== AVAILABLE DATA
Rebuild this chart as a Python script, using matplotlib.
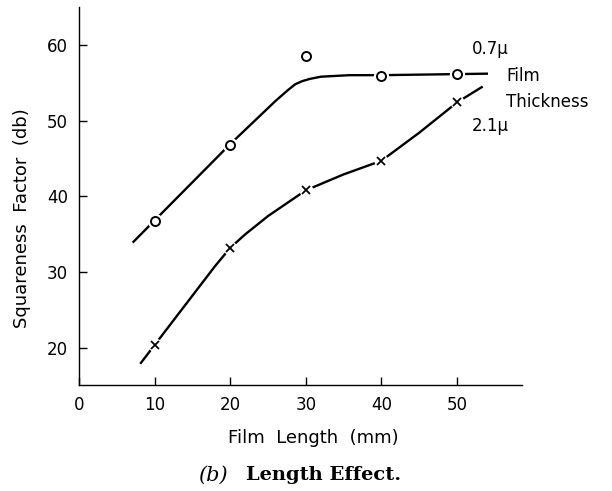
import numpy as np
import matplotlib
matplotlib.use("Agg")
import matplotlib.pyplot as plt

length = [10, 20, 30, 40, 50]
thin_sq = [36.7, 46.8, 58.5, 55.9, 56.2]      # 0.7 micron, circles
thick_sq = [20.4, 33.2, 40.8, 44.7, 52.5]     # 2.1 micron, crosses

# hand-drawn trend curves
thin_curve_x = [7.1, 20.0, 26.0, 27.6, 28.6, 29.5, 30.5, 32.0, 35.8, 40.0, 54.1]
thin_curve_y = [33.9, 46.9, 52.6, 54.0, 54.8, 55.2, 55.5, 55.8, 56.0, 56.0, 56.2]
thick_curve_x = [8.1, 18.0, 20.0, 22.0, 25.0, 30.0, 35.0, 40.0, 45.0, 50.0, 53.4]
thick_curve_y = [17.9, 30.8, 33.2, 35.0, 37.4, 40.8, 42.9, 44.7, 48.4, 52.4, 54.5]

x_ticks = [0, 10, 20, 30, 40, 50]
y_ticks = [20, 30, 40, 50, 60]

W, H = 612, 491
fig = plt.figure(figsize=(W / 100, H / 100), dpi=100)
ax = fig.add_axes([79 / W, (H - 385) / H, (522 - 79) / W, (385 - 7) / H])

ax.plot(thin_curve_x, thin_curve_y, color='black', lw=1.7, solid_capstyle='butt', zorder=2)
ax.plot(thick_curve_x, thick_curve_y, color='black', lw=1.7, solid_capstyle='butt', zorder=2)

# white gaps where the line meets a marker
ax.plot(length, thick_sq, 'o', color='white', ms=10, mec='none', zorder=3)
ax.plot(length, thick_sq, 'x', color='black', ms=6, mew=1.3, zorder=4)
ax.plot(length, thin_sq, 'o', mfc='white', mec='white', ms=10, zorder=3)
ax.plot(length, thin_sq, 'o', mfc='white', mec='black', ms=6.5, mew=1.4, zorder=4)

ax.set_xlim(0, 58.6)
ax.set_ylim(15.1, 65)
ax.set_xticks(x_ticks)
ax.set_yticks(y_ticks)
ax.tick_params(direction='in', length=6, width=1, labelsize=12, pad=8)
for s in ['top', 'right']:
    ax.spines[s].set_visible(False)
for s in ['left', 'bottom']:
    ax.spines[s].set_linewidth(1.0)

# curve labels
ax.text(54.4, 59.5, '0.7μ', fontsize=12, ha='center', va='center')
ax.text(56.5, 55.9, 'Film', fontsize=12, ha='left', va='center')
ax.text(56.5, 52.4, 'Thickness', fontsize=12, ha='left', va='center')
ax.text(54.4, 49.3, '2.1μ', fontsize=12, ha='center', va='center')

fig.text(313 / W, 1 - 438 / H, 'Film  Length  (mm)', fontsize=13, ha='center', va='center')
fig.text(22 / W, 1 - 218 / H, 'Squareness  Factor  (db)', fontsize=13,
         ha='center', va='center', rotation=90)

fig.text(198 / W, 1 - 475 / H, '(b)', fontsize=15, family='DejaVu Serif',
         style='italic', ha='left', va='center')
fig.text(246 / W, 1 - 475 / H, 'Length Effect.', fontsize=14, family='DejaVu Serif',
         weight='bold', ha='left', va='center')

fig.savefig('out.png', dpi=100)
====
Print, exactly as written, the lines above from the first one to the one containing "thick_sq = [20.4, 33.2, 40.8, 44.7, 52.5]". Leave out pictures.

#### [SOLUTION TO THE PROBLEM]
Rebuild this chart as a Python script, using matplotlib.
import numpy as np
import matplotlib
matplotlib.use("Agg")
import matplotlib.pyplot as plt

length = [10, 20, 30, 40, 50]
thin_sq = [36.7, 46.8, 58.5, 55.9, 56.2]      # 0.7 micron, circles
thick_sq = [20.4, 33.2, 40.8, 44.7, 52.5]     # 2.1 micron, crosses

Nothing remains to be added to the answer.